David Fleming, five years on.

By coincidence, we've just been in Amsterdam exactly five years since David Fleming died on the 29th of November 2010 there and we made the trip through the snow to his funeral to say our last goodbye.

I thought of him again as we passed through Europort, the planet's greatest agglomeration of stuff in containers and of the oil refineries that are so central to the whole sorry enterprise of industrial capitalism that has brought our planet's ability to sustain civilization to the brink.

Then at the Stedelijk Museum we visited the Isa Genzken exhibition, Mach Dich Hüpsch, in which she shows what happens to all that stuff after it has left the shipping containers, the shop-fronts and our homes. Mach Dich Hüpsch, she says, but there's nothing pretty about the detritus of our consumerism.

David saw the lie of bright plastic and might better have enjoyed the Dutch Masters in the Rijksmuseum nearby (the bookmark I use in my copy of Lean Logic is a postcard of Van Dijck's, Still Life with Cheese, he sent me from the Rijksmuseum) or appreciated Van Gogh's respect for the peasants' lives and feared the anxieties expressed by Edvard Munch and so brilliantly displayed at Munch: Van Gogh.

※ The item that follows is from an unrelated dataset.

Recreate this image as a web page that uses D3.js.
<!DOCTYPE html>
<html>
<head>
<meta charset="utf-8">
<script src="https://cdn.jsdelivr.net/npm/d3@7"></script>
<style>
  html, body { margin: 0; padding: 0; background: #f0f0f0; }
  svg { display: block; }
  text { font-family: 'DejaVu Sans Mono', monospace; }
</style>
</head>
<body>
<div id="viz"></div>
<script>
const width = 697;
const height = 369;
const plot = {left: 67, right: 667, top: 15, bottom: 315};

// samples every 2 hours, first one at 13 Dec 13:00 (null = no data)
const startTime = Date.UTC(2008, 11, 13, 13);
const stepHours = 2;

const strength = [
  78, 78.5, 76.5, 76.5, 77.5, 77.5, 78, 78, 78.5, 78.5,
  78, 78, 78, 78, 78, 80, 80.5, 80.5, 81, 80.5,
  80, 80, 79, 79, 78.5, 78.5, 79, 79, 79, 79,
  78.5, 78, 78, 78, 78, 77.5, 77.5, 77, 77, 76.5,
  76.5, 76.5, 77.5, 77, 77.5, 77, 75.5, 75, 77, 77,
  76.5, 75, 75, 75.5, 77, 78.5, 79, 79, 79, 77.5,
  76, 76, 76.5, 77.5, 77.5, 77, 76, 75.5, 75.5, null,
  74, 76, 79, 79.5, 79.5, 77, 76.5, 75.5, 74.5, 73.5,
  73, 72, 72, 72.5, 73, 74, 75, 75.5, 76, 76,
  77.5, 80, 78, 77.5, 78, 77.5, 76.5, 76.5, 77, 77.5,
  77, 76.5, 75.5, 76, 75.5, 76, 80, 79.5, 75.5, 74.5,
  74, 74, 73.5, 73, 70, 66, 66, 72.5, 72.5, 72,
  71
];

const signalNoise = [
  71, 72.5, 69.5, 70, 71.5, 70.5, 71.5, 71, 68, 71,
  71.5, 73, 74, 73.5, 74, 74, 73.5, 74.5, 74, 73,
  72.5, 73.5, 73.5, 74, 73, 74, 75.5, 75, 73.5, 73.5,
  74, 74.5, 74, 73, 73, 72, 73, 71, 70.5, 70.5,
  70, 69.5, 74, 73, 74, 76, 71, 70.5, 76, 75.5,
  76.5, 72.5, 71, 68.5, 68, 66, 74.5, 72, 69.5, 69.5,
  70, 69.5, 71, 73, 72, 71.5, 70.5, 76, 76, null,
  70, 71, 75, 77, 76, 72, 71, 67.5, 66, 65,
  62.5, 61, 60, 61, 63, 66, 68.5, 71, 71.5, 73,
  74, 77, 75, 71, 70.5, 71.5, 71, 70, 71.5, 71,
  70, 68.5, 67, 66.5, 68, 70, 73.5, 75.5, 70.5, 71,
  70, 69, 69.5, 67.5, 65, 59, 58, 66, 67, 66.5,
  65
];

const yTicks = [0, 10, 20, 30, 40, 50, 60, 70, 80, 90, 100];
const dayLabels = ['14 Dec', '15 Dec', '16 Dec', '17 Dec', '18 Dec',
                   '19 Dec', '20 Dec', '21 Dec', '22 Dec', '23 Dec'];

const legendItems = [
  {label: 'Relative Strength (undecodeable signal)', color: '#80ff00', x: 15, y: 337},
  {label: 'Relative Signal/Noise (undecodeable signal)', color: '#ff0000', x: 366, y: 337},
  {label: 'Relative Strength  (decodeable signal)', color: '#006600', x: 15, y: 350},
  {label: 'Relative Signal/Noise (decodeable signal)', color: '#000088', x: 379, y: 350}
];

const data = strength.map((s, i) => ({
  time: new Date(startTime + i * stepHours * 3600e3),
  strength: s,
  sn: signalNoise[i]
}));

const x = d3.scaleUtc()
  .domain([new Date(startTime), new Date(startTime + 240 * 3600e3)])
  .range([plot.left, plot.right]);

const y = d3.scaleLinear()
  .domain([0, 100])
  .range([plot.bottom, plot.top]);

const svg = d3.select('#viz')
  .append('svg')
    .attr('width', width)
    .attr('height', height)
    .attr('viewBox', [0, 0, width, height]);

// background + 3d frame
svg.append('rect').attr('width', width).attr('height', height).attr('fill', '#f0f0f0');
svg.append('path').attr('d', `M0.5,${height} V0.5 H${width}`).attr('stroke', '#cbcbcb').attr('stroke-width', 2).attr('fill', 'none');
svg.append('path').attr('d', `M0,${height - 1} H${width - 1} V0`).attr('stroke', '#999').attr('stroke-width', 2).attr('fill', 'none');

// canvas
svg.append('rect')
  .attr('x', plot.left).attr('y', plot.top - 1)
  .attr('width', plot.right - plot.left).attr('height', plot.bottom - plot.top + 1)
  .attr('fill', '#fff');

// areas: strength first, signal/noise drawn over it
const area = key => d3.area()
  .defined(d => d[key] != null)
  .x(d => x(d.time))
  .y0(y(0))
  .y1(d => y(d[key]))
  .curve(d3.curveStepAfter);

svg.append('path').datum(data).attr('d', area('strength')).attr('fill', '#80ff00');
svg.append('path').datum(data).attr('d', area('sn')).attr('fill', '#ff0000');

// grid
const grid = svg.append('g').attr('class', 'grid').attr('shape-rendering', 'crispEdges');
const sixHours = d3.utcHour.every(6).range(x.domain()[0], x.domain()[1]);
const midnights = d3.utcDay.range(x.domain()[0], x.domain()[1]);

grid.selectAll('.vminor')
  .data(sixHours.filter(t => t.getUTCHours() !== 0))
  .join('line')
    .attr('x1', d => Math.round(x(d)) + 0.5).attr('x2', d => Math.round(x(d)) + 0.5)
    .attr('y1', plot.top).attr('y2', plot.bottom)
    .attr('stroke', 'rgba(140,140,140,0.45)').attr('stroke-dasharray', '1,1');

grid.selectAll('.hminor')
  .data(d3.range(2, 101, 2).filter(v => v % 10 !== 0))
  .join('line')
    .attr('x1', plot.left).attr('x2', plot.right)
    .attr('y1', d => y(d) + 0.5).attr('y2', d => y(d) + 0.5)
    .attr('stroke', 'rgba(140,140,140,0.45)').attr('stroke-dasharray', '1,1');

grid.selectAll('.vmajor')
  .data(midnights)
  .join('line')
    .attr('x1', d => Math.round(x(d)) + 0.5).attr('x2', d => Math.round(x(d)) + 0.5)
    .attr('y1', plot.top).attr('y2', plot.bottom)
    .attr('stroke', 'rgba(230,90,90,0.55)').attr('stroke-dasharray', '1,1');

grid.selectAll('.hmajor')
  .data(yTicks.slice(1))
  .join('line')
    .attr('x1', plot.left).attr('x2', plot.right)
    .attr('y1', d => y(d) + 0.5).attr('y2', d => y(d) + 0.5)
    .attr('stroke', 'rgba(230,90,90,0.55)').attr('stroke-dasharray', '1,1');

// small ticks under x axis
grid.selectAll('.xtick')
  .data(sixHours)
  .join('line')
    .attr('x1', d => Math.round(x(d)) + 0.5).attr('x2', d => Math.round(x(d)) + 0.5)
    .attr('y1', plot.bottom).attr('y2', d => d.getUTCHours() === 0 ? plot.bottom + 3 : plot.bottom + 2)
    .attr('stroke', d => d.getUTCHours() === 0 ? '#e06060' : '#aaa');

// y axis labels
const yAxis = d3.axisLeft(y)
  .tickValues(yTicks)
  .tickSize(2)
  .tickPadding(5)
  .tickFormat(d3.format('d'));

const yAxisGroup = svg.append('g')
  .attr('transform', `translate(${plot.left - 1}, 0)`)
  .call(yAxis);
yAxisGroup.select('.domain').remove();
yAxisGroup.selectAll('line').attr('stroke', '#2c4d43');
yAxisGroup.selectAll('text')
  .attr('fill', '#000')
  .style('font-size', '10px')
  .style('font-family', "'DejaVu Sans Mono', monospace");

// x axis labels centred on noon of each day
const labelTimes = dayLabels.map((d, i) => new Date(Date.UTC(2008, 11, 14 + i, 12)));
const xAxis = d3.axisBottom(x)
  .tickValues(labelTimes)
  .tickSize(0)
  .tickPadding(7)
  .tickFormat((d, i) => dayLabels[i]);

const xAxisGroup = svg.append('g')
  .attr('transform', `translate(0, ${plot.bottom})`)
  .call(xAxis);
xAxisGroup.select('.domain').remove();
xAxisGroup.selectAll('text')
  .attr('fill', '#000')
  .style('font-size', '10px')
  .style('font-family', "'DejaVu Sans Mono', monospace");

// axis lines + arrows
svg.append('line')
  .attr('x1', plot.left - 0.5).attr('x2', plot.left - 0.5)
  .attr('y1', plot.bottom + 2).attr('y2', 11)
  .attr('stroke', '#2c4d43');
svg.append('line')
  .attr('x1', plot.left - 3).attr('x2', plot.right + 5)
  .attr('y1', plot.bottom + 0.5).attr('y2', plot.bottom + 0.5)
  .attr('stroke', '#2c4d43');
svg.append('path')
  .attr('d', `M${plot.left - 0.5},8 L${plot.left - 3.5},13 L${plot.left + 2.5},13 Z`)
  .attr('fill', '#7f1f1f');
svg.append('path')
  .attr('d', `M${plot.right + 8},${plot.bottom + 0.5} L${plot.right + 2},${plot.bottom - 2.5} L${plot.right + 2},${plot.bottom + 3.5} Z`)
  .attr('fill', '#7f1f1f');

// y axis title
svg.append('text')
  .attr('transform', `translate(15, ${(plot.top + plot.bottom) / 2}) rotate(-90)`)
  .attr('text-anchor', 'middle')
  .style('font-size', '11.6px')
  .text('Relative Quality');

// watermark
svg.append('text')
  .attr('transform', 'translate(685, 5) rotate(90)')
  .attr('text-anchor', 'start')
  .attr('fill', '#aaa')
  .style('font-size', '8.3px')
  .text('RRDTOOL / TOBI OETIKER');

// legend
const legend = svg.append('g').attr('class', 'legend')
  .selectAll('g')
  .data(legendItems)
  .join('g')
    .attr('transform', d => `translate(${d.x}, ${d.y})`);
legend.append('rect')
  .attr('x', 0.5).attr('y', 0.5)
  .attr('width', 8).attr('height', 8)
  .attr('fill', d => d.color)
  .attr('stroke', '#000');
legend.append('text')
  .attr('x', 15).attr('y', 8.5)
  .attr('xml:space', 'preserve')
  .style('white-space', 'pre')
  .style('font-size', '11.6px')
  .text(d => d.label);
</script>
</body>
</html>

Meanwhile in Paris the COP21 begins.  David foresaw what he called a climacteric, "A stage in the life of a system in which it is especially exposed to a profound change in health or fortune."  He wrote of "...the convergence of events which can be expected in the period 2010-2040.  They include deep deficits in energy, water and food, along with climate change, a shrinking land area as seas rise, and heat, drought and storm affecting the land that remains."

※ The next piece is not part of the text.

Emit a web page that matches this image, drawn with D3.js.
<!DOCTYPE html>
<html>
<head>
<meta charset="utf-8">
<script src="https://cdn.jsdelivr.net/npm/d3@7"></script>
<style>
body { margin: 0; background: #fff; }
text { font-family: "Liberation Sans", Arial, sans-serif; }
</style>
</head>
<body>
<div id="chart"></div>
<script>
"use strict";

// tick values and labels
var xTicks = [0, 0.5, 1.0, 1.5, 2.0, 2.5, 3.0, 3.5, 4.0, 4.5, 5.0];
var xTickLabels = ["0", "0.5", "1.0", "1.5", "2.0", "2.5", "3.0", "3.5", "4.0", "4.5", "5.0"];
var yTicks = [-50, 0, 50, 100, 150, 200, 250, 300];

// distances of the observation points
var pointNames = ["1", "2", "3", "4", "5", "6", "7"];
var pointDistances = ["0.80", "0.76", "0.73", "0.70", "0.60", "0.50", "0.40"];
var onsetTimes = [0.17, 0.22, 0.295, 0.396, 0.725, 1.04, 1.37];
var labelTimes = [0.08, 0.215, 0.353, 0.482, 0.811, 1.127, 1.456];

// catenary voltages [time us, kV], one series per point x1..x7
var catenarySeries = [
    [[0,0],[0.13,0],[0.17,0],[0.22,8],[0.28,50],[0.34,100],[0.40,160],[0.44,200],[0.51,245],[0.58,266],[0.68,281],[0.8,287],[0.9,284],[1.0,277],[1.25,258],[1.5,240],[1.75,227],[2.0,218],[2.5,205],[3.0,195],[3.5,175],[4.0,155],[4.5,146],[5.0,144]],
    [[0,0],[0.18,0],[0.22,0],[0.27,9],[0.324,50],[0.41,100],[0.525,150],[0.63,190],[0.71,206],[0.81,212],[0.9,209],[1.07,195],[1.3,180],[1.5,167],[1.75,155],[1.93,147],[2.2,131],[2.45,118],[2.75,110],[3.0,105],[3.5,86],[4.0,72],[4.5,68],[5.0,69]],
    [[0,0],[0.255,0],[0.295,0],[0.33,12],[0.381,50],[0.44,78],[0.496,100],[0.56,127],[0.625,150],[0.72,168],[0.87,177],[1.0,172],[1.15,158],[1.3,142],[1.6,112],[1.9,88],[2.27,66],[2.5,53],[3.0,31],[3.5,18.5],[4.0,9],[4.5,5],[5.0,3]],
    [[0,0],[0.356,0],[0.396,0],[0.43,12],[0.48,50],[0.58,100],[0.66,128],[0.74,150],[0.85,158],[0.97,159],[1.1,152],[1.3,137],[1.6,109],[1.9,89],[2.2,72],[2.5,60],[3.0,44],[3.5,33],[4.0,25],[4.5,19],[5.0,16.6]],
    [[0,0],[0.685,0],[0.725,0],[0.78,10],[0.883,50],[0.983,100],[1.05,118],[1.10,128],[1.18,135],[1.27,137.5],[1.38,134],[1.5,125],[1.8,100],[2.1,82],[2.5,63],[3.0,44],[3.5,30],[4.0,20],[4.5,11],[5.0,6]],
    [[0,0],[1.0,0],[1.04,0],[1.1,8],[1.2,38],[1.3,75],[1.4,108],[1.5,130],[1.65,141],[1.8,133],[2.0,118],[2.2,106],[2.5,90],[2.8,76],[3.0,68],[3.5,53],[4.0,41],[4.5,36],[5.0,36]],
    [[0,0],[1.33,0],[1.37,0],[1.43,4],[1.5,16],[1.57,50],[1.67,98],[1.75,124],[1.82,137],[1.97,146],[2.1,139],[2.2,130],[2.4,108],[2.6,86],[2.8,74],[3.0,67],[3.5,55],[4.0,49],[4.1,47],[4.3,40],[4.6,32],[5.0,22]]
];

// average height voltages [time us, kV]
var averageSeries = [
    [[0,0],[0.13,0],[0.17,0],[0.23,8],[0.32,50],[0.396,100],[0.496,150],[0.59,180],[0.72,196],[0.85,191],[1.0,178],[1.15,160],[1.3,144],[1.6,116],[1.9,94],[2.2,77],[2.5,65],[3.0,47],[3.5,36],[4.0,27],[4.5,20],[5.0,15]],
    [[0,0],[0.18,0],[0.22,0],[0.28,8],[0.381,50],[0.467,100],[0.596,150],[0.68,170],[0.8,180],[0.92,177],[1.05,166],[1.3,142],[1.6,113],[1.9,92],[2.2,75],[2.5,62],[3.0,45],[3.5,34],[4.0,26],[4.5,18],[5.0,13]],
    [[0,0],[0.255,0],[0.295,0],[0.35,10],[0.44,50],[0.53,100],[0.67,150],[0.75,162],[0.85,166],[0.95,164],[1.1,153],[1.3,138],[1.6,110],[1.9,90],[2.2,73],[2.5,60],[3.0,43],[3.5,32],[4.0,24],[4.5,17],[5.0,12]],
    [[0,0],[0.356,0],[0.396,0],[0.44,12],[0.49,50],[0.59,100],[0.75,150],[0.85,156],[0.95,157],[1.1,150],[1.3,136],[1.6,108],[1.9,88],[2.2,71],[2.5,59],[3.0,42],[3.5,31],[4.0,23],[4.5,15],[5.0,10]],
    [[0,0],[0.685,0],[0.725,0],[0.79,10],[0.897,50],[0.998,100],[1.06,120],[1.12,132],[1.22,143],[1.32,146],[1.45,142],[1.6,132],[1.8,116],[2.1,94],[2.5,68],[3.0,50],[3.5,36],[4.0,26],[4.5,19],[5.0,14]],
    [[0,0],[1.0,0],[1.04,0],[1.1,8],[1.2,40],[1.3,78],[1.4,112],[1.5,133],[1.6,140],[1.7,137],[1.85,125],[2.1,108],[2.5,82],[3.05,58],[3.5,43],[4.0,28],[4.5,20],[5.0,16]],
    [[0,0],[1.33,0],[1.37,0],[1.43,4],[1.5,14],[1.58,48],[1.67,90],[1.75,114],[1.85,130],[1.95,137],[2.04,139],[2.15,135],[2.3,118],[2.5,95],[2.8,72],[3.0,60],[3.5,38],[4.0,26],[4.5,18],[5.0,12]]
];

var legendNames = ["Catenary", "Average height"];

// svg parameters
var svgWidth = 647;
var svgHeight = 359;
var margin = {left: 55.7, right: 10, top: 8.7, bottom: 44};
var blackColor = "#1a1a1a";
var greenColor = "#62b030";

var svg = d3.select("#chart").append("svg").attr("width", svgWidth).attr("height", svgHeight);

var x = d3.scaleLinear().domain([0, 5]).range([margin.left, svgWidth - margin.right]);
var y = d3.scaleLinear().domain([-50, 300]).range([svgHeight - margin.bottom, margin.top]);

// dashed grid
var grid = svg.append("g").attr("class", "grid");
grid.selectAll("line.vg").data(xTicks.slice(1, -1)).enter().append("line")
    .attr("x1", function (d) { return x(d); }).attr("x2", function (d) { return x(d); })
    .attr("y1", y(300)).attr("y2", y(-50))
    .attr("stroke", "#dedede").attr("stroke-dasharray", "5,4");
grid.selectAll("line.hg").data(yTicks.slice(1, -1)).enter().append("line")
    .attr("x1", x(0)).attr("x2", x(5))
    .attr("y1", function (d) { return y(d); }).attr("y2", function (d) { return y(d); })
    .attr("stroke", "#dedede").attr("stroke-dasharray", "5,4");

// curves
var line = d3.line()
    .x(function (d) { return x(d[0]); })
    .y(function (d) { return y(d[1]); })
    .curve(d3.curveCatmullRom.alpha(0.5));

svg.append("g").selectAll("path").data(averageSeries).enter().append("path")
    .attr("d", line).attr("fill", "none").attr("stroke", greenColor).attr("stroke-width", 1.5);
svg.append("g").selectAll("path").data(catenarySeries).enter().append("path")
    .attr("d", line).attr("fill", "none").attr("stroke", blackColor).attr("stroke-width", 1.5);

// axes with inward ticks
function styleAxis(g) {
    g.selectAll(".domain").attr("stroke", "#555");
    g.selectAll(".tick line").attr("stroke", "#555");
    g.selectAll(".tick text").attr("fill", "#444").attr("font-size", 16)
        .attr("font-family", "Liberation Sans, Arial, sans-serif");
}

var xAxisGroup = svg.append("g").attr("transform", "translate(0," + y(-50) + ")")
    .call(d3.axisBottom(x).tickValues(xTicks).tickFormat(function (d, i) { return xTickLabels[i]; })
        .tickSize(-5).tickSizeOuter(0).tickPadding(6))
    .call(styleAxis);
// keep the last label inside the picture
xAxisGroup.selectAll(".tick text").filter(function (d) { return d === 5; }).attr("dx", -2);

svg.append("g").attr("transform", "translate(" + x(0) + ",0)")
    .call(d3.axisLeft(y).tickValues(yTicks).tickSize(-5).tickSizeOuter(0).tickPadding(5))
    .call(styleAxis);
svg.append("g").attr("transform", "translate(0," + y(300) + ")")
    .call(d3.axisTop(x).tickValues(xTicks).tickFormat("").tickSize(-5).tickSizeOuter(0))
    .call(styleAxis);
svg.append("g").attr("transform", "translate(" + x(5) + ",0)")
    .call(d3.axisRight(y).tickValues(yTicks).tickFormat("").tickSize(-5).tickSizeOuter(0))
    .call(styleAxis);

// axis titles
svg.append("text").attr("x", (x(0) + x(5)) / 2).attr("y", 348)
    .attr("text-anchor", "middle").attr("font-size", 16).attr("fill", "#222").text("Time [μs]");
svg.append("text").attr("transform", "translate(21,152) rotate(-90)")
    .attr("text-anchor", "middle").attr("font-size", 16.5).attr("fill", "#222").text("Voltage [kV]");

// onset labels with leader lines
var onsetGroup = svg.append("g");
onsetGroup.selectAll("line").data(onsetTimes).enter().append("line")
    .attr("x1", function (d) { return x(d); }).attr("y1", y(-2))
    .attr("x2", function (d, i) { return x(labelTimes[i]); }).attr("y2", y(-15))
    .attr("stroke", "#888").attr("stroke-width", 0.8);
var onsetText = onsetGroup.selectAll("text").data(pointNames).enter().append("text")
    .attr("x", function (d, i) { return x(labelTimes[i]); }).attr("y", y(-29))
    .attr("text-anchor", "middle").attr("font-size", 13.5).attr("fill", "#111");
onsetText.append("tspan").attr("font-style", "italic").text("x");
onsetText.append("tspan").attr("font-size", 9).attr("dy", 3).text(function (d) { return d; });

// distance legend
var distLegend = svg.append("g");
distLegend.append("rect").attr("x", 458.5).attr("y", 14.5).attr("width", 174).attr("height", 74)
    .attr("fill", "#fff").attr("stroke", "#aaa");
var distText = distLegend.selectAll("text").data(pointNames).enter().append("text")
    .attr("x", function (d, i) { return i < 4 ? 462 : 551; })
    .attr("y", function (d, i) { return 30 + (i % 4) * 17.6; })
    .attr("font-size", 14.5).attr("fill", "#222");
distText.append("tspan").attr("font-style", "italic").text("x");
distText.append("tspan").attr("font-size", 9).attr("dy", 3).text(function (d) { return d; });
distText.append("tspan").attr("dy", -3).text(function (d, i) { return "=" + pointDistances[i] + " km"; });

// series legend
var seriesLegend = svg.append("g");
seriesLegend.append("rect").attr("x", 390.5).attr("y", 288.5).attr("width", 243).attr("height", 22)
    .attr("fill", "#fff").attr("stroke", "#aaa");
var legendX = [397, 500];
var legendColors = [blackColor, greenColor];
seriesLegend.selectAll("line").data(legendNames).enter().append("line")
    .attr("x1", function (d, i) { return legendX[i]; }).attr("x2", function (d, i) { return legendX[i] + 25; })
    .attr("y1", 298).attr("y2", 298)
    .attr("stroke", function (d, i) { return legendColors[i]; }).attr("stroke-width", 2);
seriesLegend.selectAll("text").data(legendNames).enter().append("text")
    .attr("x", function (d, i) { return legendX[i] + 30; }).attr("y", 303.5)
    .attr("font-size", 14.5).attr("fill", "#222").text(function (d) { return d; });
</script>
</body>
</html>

While there is no longer serious talk of uncertainty in the anthropogenic origin of global warming, there is a great deal of uncertainty in how the future will play out, but politicians and many other commentators struggle to deal with uncertainty.  David Fleming wrote, "It is unknown how fast the climacteric will develop. One view is that it will unfold as a slow deterioration - a long descent - with periods of respite allowing time for intelligent responses to be worked out and applied. Another view is that, because our civilisation is so connected, urbanised, and dependent on fully-functioning complex energy and distribution systems ... the turndown will be more delayed than expected: there is, as Adam Smith observed, a great deal of ruin in a nation. But when it comes it is likely to be more abrupt than expected."

Lean Logic, was published privately in limited edition shortly after David's death but thanks to the unstinting effort of Shaun Chamberlin to bring the work to a wider audience it will soon be available from Chelsea Green.

Shaun describes the book at greater depth on his blog at Dark Optimism and I commend Lean Logic as an invaluable tool for understanding the uncertain future.